* [GIVEN TASK]: Drop every picture. Then return, exactly, the lines from the beginning of the listing below through the one containing "as log10 exponents.".
★ ★ ★
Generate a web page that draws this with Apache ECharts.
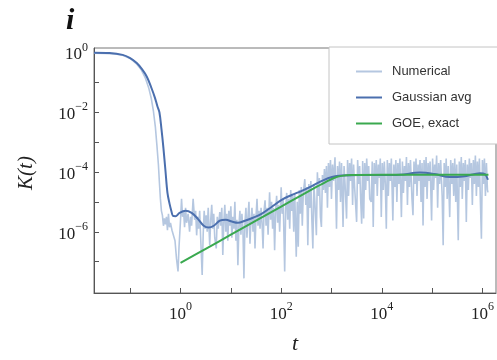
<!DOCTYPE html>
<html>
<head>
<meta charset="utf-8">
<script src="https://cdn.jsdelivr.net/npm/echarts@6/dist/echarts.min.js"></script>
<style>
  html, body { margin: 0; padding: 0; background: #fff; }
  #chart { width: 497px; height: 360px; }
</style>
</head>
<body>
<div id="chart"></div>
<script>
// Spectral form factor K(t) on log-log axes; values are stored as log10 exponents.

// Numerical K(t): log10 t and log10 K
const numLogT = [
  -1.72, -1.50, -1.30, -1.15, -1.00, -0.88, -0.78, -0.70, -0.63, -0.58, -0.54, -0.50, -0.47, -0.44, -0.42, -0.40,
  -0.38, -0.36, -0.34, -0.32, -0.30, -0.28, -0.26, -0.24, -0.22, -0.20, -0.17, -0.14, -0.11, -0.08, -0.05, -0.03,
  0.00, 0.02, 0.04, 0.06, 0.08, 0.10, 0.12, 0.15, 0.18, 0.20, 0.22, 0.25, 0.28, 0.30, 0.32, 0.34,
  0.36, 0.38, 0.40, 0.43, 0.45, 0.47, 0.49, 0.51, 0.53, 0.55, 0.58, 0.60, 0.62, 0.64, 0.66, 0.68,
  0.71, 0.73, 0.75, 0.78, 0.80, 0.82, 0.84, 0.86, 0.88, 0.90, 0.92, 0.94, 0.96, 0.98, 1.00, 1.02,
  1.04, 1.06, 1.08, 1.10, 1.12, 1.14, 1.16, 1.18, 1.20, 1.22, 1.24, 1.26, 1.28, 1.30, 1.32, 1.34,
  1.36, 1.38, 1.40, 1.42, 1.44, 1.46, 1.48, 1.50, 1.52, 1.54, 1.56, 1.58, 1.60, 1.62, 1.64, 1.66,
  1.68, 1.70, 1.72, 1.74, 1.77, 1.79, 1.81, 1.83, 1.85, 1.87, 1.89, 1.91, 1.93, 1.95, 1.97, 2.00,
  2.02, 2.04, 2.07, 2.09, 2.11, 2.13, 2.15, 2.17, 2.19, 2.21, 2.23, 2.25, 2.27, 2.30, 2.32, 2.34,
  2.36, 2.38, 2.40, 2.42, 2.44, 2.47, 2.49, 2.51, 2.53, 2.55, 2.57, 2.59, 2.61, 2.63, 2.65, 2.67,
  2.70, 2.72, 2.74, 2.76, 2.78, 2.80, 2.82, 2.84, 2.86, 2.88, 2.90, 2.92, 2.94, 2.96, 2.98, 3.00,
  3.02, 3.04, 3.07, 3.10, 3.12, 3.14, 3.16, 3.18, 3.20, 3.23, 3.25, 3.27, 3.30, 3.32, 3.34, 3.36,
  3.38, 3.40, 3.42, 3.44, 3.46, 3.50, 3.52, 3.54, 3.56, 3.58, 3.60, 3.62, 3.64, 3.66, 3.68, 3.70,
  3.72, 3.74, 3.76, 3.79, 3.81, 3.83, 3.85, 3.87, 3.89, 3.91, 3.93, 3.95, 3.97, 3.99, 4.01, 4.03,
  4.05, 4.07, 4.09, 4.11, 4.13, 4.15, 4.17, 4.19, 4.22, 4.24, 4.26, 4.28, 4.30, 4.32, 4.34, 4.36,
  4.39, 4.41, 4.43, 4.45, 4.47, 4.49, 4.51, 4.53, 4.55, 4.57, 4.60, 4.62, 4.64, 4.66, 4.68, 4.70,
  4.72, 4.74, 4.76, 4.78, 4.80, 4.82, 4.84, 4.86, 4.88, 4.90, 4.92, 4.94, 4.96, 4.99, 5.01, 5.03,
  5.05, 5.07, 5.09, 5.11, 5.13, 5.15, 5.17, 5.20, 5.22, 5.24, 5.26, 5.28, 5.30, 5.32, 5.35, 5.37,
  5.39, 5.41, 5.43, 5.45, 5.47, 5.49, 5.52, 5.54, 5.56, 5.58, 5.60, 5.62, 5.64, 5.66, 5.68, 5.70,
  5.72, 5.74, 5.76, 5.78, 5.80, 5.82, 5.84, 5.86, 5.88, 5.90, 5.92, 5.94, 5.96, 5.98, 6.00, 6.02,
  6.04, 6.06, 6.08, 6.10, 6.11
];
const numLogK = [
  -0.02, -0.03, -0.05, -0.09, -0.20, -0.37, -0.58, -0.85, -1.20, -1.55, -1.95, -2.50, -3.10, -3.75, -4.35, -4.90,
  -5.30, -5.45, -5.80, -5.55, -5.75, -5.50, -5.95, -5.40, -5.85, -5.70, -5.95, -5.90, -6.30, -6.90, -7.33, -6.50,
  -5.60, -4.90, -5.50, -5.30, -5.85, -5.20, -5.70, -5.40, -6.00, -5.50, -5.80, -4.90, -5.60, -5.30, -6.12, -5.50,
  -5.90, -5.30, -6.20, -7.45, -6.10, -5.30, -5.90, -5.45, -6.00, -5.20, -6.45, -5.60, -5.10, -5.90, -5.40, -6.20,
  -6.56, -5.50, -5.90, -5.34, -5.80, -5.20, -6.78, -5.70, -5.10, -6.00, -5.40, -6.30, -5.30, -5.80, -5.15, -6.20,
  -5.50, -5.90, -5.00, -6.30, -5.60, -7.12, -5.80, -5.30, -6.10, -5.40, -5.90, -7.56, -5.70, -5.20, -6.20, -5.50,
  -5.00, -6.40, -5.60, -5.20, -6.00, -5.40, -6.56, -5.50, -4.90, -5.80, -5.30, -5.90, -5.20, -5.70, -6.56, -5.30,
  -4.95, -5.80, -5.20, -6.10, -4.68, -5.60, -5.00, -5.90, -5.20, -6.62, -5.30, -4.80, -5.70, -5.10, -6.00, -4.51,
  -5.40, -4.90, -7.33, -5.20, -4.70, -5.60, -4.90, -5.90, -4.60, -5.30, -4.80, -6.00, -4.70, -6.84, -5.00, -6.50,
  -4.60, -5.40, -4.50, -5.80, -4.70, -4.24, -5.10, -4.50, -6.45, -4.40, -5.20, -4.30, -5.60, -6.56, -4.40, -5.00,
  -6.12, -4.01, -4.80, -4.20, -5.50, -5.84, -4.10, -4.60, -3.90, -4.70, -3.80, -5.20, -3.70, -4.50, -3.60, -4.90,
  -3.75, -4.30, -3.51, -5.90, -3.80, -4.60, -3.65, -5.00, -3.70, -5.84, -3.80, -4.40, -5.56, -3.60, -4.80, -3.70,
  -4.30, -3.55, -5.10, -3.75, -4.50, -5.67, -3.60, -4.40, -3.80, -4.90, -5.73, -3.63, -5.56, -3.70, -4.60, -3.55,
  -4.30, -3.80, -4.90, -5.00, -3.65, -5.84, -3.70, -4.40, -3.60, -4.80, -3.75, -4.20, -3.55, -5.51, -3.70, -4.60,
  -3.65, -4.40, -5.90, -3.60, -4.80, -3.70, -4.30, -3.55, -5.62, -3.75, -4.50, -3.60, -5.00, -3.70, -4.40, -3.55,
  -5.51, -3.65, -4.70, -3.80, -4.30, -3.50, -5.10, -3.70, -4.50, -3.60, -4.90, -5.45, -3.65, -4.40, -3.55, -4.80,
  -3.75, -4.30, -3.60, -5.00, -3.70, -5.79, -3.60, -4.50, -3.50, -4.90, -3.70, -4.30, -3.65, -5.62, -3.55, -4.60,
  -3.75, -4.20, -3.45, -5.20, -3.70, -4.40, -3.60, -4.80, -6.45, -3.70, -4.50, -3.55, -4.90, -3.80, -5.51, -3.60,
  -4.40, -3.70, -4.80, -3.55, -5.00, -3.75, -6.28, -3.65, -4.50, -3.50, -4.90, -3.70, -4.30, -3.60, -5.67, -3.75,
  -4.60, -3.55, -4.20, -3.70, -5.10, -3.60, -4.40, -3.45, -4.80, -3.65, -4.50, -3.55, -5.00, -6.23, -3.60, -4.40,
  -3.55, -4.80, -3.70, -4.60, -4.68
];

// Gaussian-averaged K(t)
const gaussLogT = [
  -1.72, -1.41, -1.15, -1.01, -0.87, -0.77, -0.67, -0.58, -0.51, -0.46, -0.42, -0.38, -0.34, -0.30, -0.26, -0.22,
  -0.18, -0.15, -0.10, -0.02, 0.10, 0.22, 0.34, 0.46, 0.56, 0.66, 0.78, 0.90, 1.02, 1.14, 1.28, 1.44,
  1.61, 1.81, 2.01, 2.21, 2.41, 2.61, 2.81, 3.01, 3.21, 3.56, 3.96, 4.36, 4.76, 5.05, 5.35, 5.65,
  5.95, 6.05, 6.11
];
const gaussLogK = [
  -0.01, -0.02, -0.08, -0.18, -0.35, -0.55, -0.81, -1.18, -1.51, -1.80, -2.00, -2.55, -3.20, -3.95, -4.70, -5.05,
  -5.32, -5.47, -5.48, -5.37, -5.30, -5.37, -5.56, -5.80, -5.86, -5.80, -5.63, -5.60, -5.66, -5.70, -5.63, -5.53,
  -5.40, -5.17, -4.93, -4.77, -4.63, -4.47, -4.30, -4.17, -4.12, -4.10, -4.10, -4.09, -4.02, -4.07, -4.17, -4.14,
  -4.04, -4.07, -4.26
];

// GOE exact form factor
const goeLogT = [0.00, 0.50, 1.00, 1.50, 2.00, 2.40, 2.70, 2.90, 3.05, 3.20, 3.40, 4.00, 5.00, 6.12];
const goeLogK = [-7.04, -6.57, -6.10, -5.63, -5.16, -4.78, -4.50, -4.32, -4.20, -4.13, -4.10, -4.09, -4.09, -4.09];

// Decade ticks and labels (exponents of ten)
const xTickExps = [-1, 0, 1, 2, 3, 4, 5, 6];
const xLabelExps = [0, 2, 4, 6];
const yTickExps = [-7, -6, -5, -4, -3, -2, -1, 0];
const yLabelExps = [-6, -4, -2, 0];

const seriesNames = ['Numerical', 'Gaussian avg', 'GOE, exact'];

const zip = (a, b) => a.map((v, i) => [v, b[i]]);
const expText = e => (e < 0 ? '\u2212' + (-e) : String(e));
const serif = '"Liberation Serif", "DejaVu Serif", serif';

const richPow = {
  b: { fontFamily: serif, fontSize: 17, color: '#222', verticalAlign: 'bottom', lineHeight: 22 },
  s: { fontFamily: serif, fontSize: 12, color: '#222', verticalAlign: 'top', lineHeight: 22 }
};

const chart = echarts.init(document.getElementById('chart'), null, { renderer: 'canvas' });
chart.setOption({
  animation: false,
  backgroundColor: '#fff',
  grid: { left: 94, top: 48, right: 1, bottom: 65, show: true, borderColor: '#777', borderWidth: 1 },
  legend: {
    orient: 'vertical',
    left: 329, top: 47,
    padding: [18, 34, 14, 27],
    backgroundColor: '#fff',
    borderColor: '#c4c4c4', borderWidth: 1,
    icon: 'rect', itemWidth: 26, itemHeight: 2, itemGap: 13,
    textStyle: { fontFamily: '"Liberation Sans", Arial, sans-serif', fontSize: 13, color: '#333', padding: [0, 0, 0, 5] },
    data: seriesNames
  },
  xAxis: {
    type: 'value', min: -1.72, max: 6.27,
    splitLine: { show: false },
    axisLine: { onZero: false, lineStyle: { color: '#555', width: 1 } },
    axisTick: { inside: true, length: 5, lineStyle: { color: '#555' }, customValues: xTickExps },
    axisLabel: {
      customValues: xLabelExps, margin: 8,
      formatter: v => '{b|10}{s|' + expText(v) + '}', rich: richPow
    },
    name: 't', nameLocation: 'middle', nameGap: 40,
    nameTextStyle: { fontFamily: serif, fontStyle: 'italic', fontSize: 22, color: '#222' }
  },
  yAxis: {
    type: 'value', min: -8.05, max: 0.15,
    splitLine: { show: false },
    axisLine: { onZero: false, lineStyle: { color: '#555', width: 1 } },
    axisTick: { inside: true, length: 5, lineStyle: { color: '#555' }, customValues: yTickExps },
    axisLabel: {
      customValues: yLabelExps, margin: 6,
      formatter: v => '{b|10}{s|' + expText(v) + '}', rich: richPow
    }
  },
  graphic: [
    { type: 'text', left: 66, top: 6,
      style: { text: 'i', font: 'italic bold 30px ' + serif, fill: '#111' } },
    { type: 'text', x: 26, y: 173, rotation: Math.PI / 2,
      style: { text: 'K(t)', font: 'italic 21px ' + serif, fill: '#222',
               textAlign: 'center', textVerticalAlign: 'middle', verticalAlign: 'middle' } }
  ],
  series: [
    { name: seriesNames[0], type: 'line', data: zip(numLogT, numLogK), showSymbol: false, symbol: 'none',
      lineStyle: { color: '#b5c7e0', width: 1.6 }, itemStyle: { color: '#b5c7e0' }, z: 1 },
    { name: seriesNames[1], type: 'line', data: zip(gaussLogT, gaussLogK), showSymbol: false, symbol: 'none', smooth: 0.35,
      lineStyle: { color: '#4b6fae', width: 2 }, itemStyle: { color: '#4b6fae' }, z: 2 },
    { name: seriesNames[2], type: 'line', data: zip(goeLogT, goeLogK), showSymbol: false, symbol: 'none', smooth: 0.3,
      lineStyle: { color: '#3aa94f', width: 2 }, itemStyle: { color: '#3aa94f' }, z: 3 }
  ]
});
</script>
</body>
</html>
★ ★ ★
* [SOLVED PROBLEM]:
Generate a web page that draws this with Apache ECharts.
<!DOCTYPE html>
<html>
<head>
<meta charset="utf-8">
<script src="https://cdn.jsdelivr.net/npm/echarts@6/dist/echarts.min.js"></script>
<style>
  html, body { margin: 0; padding: 0; background: #fff; }
  #chart { width: 497px; height: 360px; }
</style>
</head>
<body>
<div id="chart"></div>
<script>
// Spectral form factor K(t) on log-log axes; values are stored as log10 exponents.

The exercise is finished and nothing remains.